Tanto essa desigual responsabilização quanto a invisibilização dessa sobrecarga estão associadas à persistência de uma divisão sexual do trabalho que ainda designa às mulheres trabalhos associados ao espaço da casa e dos cuidados, e aos homens trabalhos considerados produtivos e orientados ao espaço público.

Diante dessa realidade, a grande quantidade de horas empregadas no trabalho de cuidados não remunerado significa menos tempo disponível para qualificações, trabalhos remunerados, participação cidadã, relações sociais e cuidado de si, perpetuando desigualdades. Consequências para a vivência das mulheres no mercado de trabalho ficam nítidas nas estatísticas. Um estudo realizado por pesquisadoras da Universidade Federal de Minas Gerais mostra as penalidades sofridas por mulheres com filhos no mercado de trabalho: as que precisam cuidar de um filho em idade pré-escolar têm 52,2% menos chances de estarem no mercado de trabalho que as mulheres sem filhos. As mulheres com dois ou mais filhos veem suas chances ainda menores, reduzidas em 73,5%. Uma vez no mercado de trabalho, elas vivenciam maiores chances de trabalho precário, de jornada parcial e de trabalho autônomo.

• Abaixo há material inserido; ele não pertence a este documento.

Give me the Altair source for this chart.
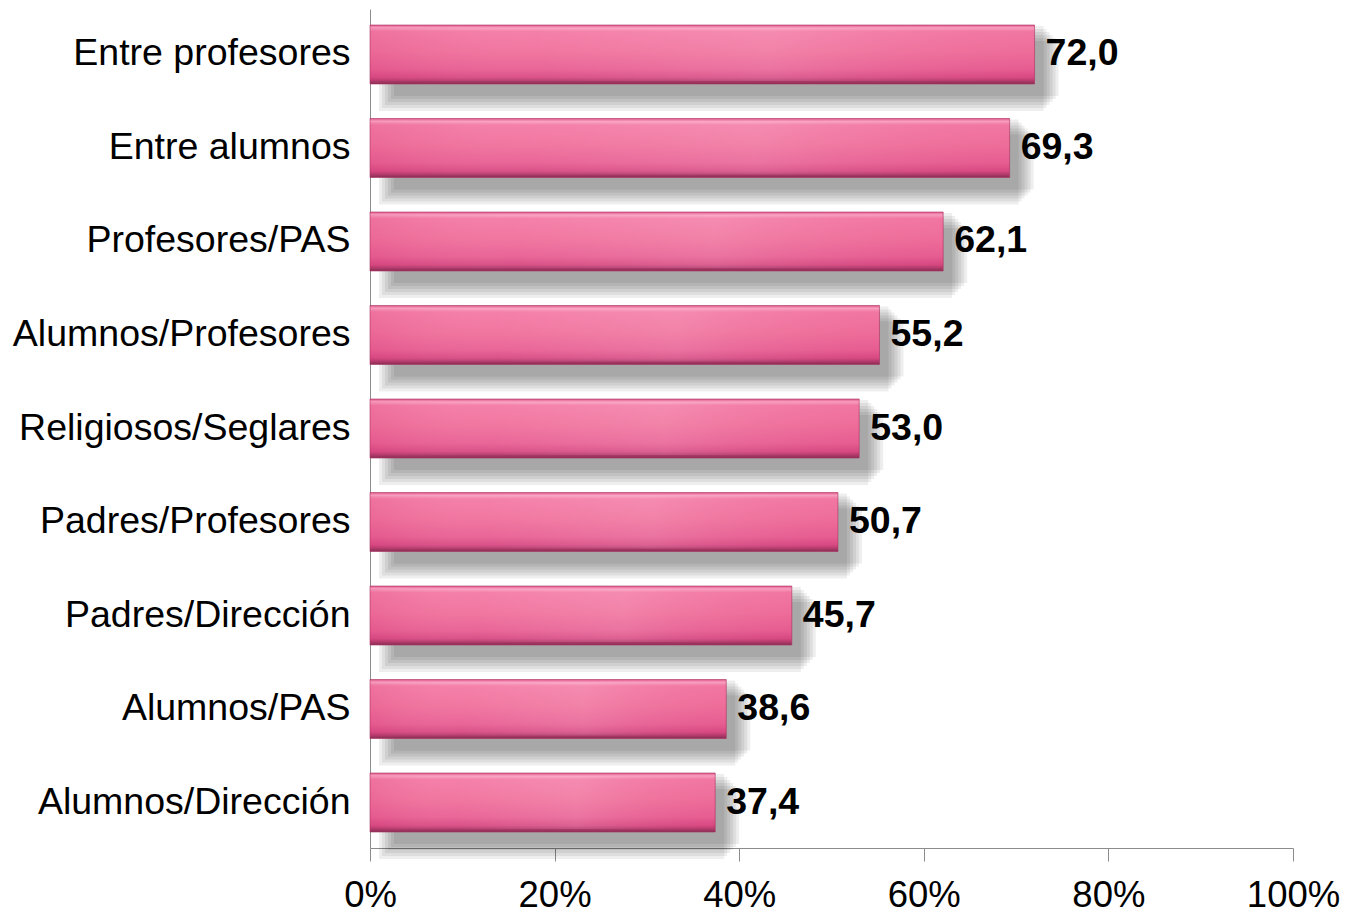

Consequências da sobrecarga pelo trabalho de cuidados impactam a vida das mulheres brasileiras de diferentes maneiras, e o governo federal tem se empenhado em propor ações que contribuam para mudar essa realidade. Ao lado do Ministério do Desenvolvimento e Assistência Social, Família e Combate à Fome, o Ministério das Mulheres coordena a elaboração de uma proposta de Política e de Plano Nacional de Cuidados visando garantir o direito ao cuidado a todas as pessoas, promover o trabalho decente às trabalhadoras e trabalhadores remunerados do cuidado, reconhecer e redistribuir o trabalho de cuidados não remunerado, exercido historicamente pelas mulheres no interior dos domicílios. Reconhecendo a importância da participação social, também foi aberta uma consulta pública sobre o tema até 15 de dezembro de 2023.

O tema da corresponsabilização pelos cuidados deverá compor também as discussões para elaboração do Plano Nacional de Igualdade Salarial e Laboral entre Mulheres e Homens, em construção pelos ministérios das Mulheres e do Trabalho e Emprego. Além disso, o Ministério das Mulheres lançou um edital para estruturação de lavanderias públicas, com atividades sobre economia feminista e divisão sexual do trabalho, visando avançar na compreensão de que o trabalho de cuidados deve ser responsabilidade de toda a sociedade.

Diante dos desafios, desejamos que a invisibilidade do trabalho de cuidados seja amplamente debatida na sociedade; e, certamente, ter sido pauta no Enem 2023 contribui para o futuro que buscamos construir. Neste futuro, a importância desse trabalho será reconhecida por toda a população, e a responsabilidade por sua execução será compartilhada por todas e todos.